Before you start working on a task, make sure it's assigned to you on the issue tracker. You either assign it to yourself, or the project lead assigns it to you.
Install Homebrew (OS X)
Homebrew is the best package manager out there for OS X.
ruby -e "$(curl -fsSL https://raw.github.com/Homebrew/homebrew/go/install)"
We recommend you to use one of the Ruby version control. We mainly use Ruby 2.0.
brew install openssl
brew install ruby-build
brew install rbenv # Follow the instructions after installing rbenv
brew install rbenv-gemset
rbenv install 2.0.0-p247
[Install Postgres, NodeJS, and PhantomJS] (https://github.com/manshar/manshar/wiki/Installing-Postgres,-NodeJS,-and-PhantomJS)
Fork the repository to your account then clone it to your machine
git clone https://github.com/USERNAME/manshar.git manshar && cd manshar
cp backend/.env.sample backend/.env
cp backend/config/database.yml.sample backend/config/database.yml
# Installing backend dependencies.
cd backend
gem install bundler
bundle install
# Installing web-client dependencies.
cd web-client
sudo gem install sass
npm install
bower install
# Create postgres role and leave the password empty when prompted.
createuser -P -s -e postgres
cd backend
bundle exec rake db:create
bundle exec rake db:migrate
# Optional: Seed the Database with some test data.
bundle exec rake db:seed
# Running the backend.
cd backend
rails s
# Running the web-client.
cd web-client
grunt serve
# Backend Tests.
cd backend
rspec spec
# Web-client tests.
cd web-client
# This will also show you the test coverage.
grunt test
# If you want to dive deeper into the code coverage to see what is not covered.
# You can run the following command and go to manshar/web-client/coverage/
# Folder and copy paste the folder name after the localhost:5555 that opened.
# You'll end up with something like: localhost:5555/PhantomJS 1.9.2 (Mac OS X)
grunt coverage
We recommend you to add manshar/manshar
as upstream
git remote add upstream https://github.com/manshar/manshar.git
git fetch upstream
git merge upstream/master
Before that, *try* to have your repository synced.

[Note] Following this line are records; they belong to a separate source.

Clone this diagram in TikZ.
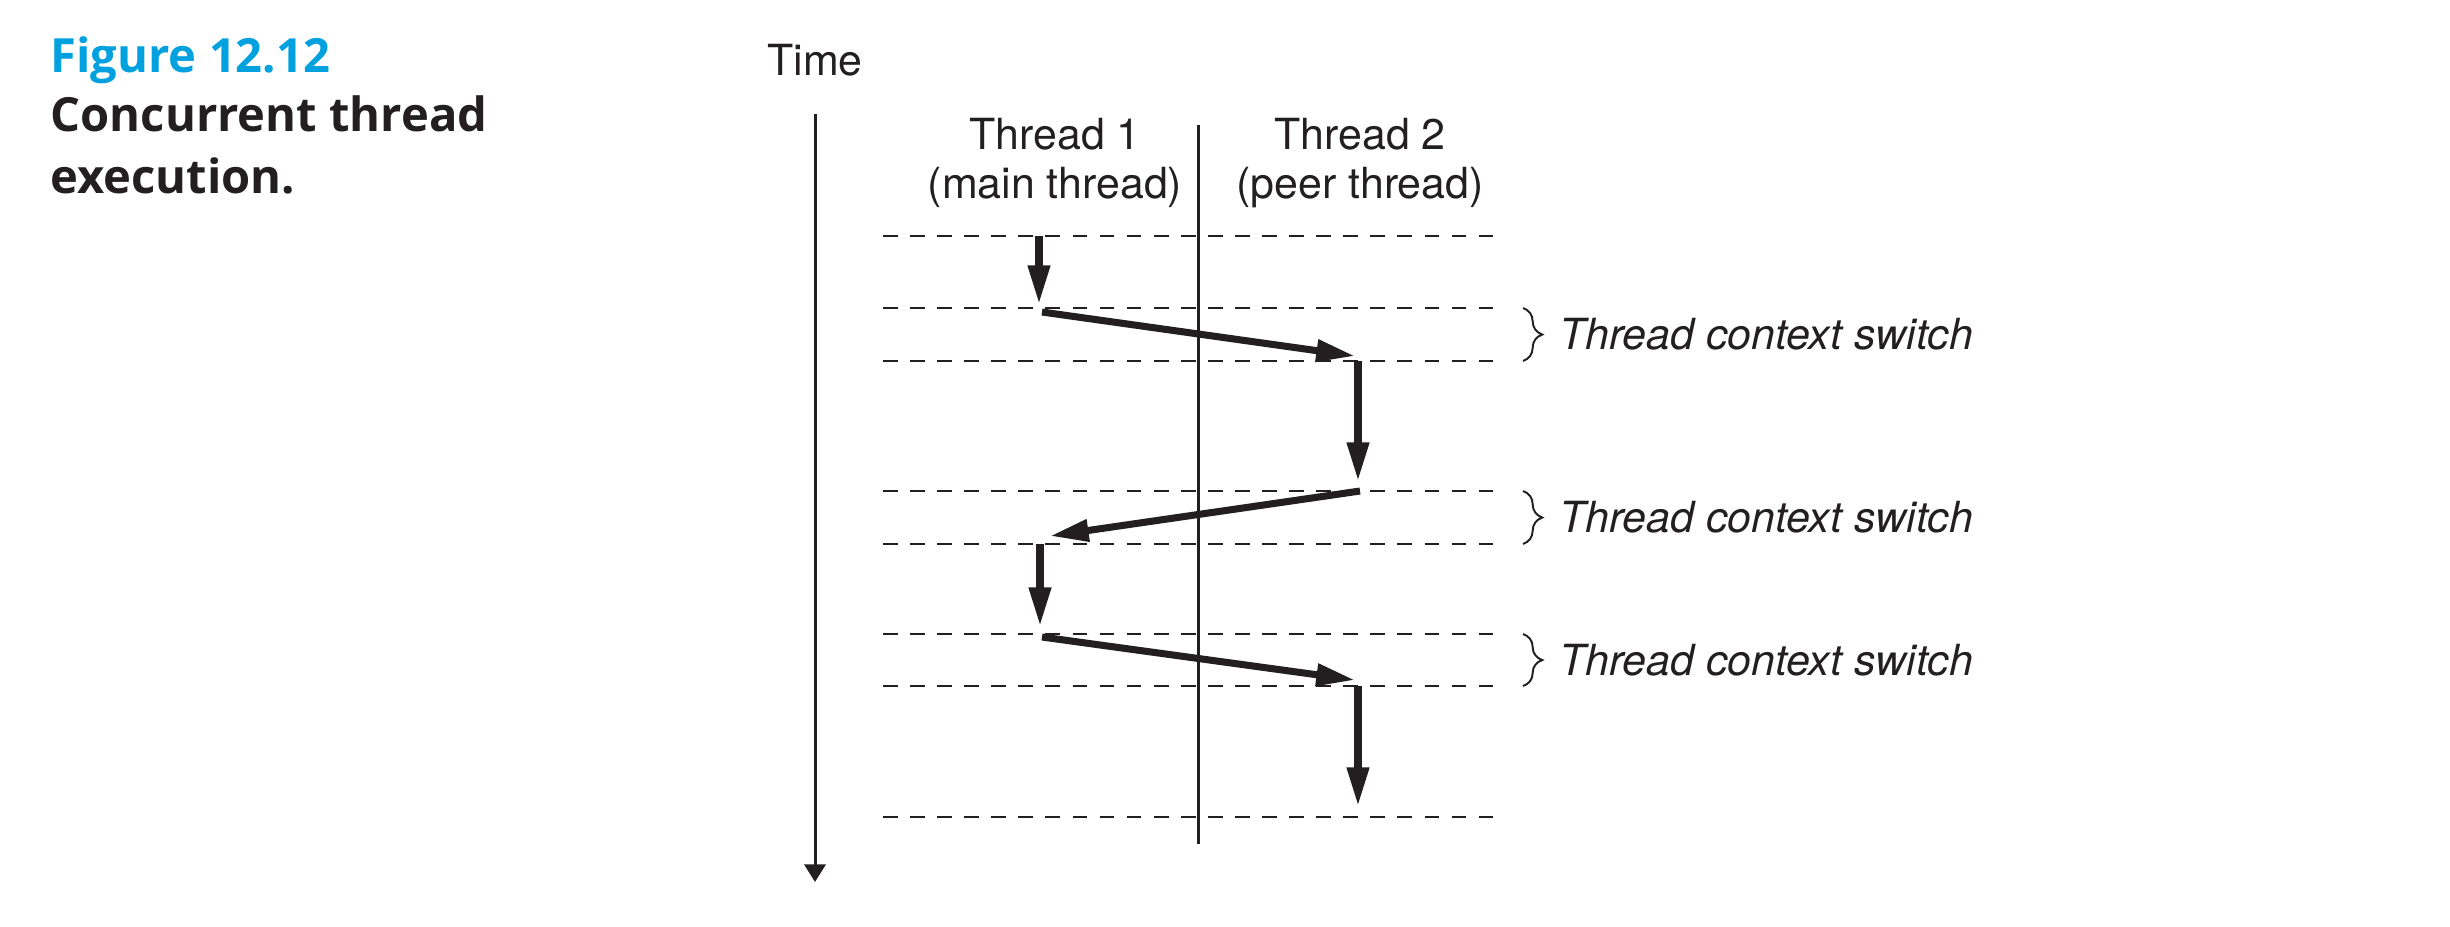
\documentclass[tikz,border=0pt]{standalone}
\usepackage{fontspec}
\setmainfont{TeX Gyre Heros}
\setsansfont{TeX Gyre Heros}
\newfontfamily\capfont{Open Sans}
\usetikzlibrary{positioning,arrows.meta,decorations.pathreplacing}
\definecolor{ink}{RGB}{35,31,32}
\definecolor{figblue}{RGB}{0,161,222}

\begin{document}
\begin{tikzpicture}[
  x=0.01cm, y=-0.01cm,
  font=\sffamily\fontsize{12.2}{14}\selectfont,
  every node/.style={inner sep=0pt, text=ink},
  axis/.style={draw=ink, line width=0.85pt},
  timeline/.style={axis, -{Triangle[length=5pt,width=6pt]}},
  slot/.style={draw=ink, line width=0.8pt, dash pattern=on 4.2pt off 3.5pt},
  run/.style={draw=ink, line width=2pt, -{Triangle[length=11pt,width=6pt]}},
  brc/.style={draw=ink, line width=0.55pt, decorate,
    decoration={brace, amplitude=5.5pt}},
  hdr/.style={align=center},
  cswitch/.style={font=\sffamily\itshape\fontsize{12.2}{14}\selectfont},
  captxt/.style={anchor=base west,
    font=\capfont\bfseries\fontsize{13.4}{17.5}\selectfont},
]

\useasboundingbox (0,0) rectangle (2450,926);

%---------- caption ----------
\node[captxt, text=figblue] (fig) at (50,72) {Figure 12.12};
\node[captxt] (cap1) at (50,131) {Concurrent thread};
\node[captxt] (cap2) at (50,193) {execution.};

%---------- time axis ----------
\node[anchor=base] (time) at (815,75) {Time};
\coordinate (t0) at (815,114);
\coordinate (t1) at (815,882);
\draw[timeline] (t0) -- (t1);

%---------- thread columns ----------
\node[hdr] (th1) at (1055,163) {Thread 1\\(main thread)};
\node[hdr] (th2) at (1360,163) {Thread 2\\(peer thread)};
\coordinate (sepA) at (1198,125);
\coordinate (sepB) at (1198,844);
\draw[axis] (sepA) -- (sepB);

%---------- time slots (dashed) ----------
\foreach \y [count=\i] in {236,308,361,491,544,634,686,817}{
  \coordinate (L\i) at (883,\y);
  \coordinate (R\i) at (1500,\y);
  \draw[slot] (L\i) -- (R\i);
}

%---------- execution flow ----------
\coordinate (p1) at (1039,236);
\coordinate (p2) at (1039,304);
\coordinate (p3) at (1042,312);
\coordinate (p4) at (1355,356);
\coordinate (p5) at (1358,361);
\coordinate (p6) at (1358,481);
\coordinate (p7) at (1360,491);
\coordinate (p8) at (1050,536);
\coordinate (p9) at (1040,544);
\coordinate (p10) at (1040,626);
\coordinate (p11) at (1042,637);
\coordinate (p12) at (1355,680);
\coordinate (p13) at (1358,686);
\coordinate (p14) at (1358,806);
\foreach \s/\e in {p1/p2,p3/p4,p5/p6,p7/p8,p9/p10,p11/p12,p13/p14}{
  \draw[run] (\s) -- (\e);
}

%---------- context switches ----------
\foreach \u/\v [count=\n] in {2/3,4/5,6/7}{
  \path (R\u) ++(23,0) coordinate (bt\n);
  \path (R\v) ++(23,0) coordinate (bb\n);
  \draw[brc] (bt\n) -- (bb\n)
    node[cswitch, midway, right=0.35cm] (sw\n) {Thread context switch};
}

\end{tikzpicture}
\end{document}
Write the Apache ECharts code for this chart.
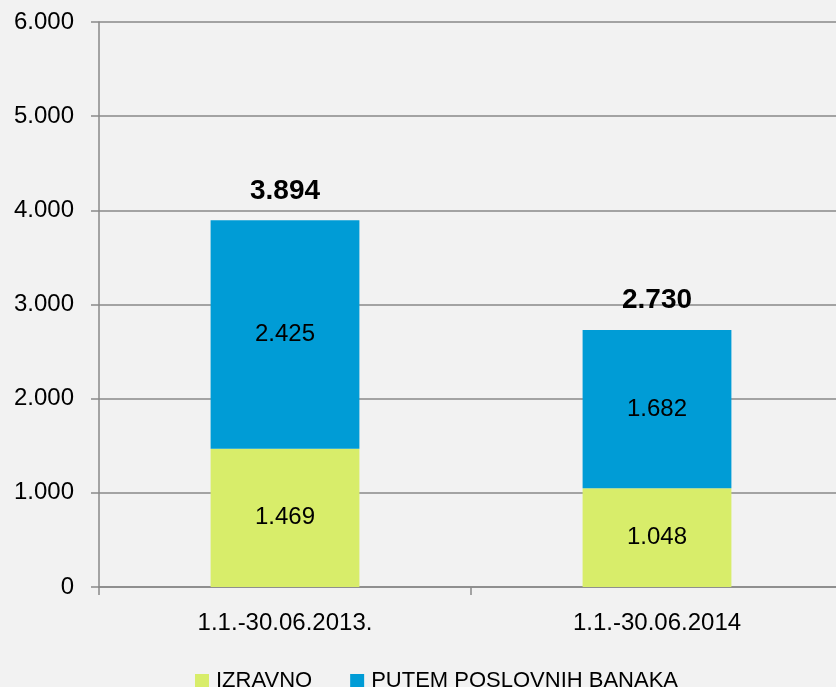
<!DOCTYPE html>
<html>
<head>
<meta charset="utf-8">
<script src="https://cdn.jsdelivr.net/npm/echarts@6/dist/echarts.min.js"></script>
<style>
	html, body { margin: 0; padding: 0; background: #f2f2f2; }
	#chart { width: 836px; height: 687px; }
</style>
</head>
<body>
<div id="chart"></div>
<script>
const categories = ['1.1.-30.06.2013.', '1.1.-30.06.2014']
const izravno = [1469, 1048]
const putemBanaka = [2425, 1682]
const totals = [3894, 2730]
const yTicks = [0, 1000, 2000, 3000, 4000, 5000, 6000]

const font = 'Liberation Sans'
const fmt = v => {
	const s = String(v)
	return s.length > 3 ? s.slice(0, s.length - 3) + '.' + s.slice(-3) : s
}

const chart = echarts.init(document.getElementById('chart'))
chart.setOption({
	animation: false,
	backgroundColor: '#f2f2f2',
	textStyle: { fontFamily: font },
	grid: { left: 99, top: 22, width: 744, bottom: 100, containLabel: false, outerBoundsMode: 'none' },
	legend: {
		data: ['IZRAVNO', 'PUTEM POSLOVNIH BANAKA'],
		left: 190,
		top: 665,
		icon: 'rect',
		itemWidth: 14,
		itemHeight: 14,
		itemGap: 38,
		textStyle: { fontFamily: font, fontSize: 22, color: '#000', padding: [0, 0, 0, 2] }
	},
	xAxis: {
		type: 'category',
		data: categories,
		axisLine: { lineStyle: { color: '#898989', width: 1.5 } },
		axisTick: { show: true, length: 8, lineStyle: { color: '#898989', width: 1.5 } },
		axisLabel: { fontFamily: font, fontSize: 24, color: '#000', margin: 24 }
	},
	yAxis: {
		type: 'value',
		min: yTicks[0],
		max: yTicks[yTicks.length - 1],
		interval: 1000,
		axisLine: { show: true, lineStyle: { color: '#898989', width: 1.5 } },
		axisTick: { show: true, length: 8, lineStyle: { color: '#898989', width: 1.5 } },
		splitLine: { lineStyle: { color: '#898989', width: 1.5 } },
		axisLabel: { fontFamily: font, fontSize: 24, color: '#000', margin: 25, formatter: fmt }
	},
	series: [
		{
			name: 'IZRAVNO',
			type: 'bar',
			stack: 'total',
			barWidth: '40%',
			data: izravno,
			itemStyle: { color: '#d8ed6a' },
			label: { show: true, position: 'inside', fontFamily: font, fontSize: 24, color: '#000', formatter: p => fmt(p.value) }
		},
		{
			name: 'PUTEM POSLOVNIH BANAKA',
			type: 'bar',
			stack: 'total',
			barWidth: '40%',
			data: putemBanaka,
			itemStyle: { color: '#009cd6' },
			label: { show: true, position: 'inside', fontFamily: font, fontSize: 24, color: '#000', formatter: p => fmt(p.value) }
		},
		{
			name: 'Ukupno',
			type: 'scatter',
			data: totals,
			symbolSize: 1,
			itemStyle: { color: 'rgba(0,0,0,0)', opacity: 1 },
			silent: true,
			z: 5,
			label: { show: true, position: 'top', distance: 15, fontFamily: font, fontSize: 28, fontWeight: 'bold', color: '#000', formatter: p => fmt(p.value) }
		}
	]
})
</script>
</body>
</html>
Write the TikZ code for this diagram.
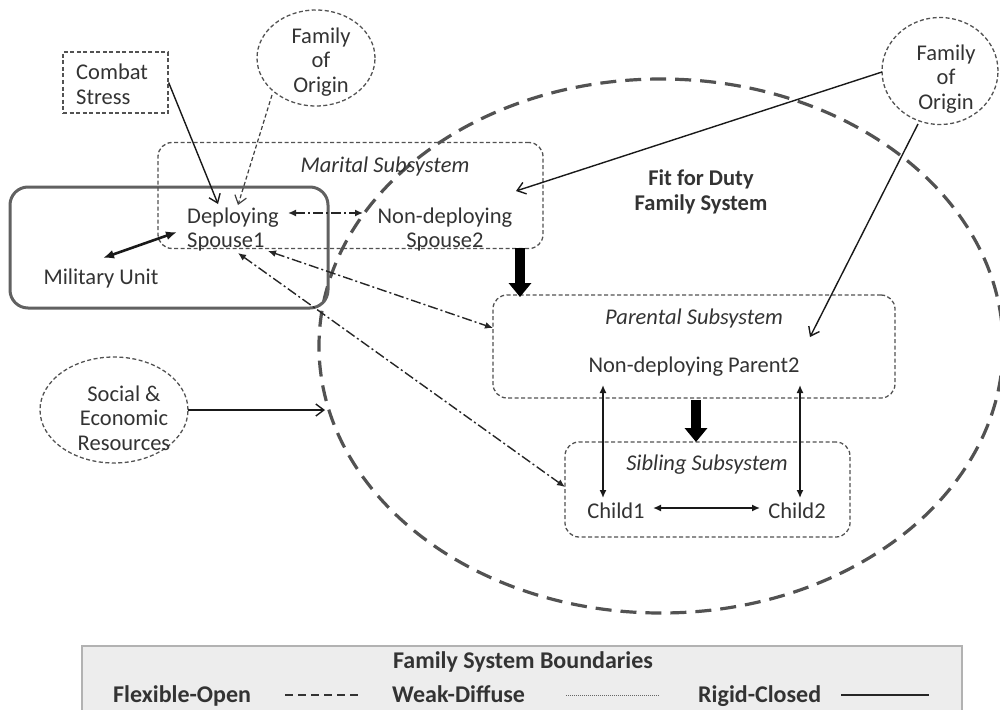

Let's say you want to contribute to XYZ feature, for your local repository create a branch for this feature
# you are on master
git branch xyz
git checkout xyz
After implementing the feature and its test cases, push it to your github account
If your edits touch the web-client code, make sure to also run grunt
to build the web-client. And make sure
it builds successfully without errors or jshints warnings (try to fix jshints warnings).
git add .
git commit -m "feature XYZ"
git push origin xyz
Then open a pull request so we get notified for the feature you've implemented.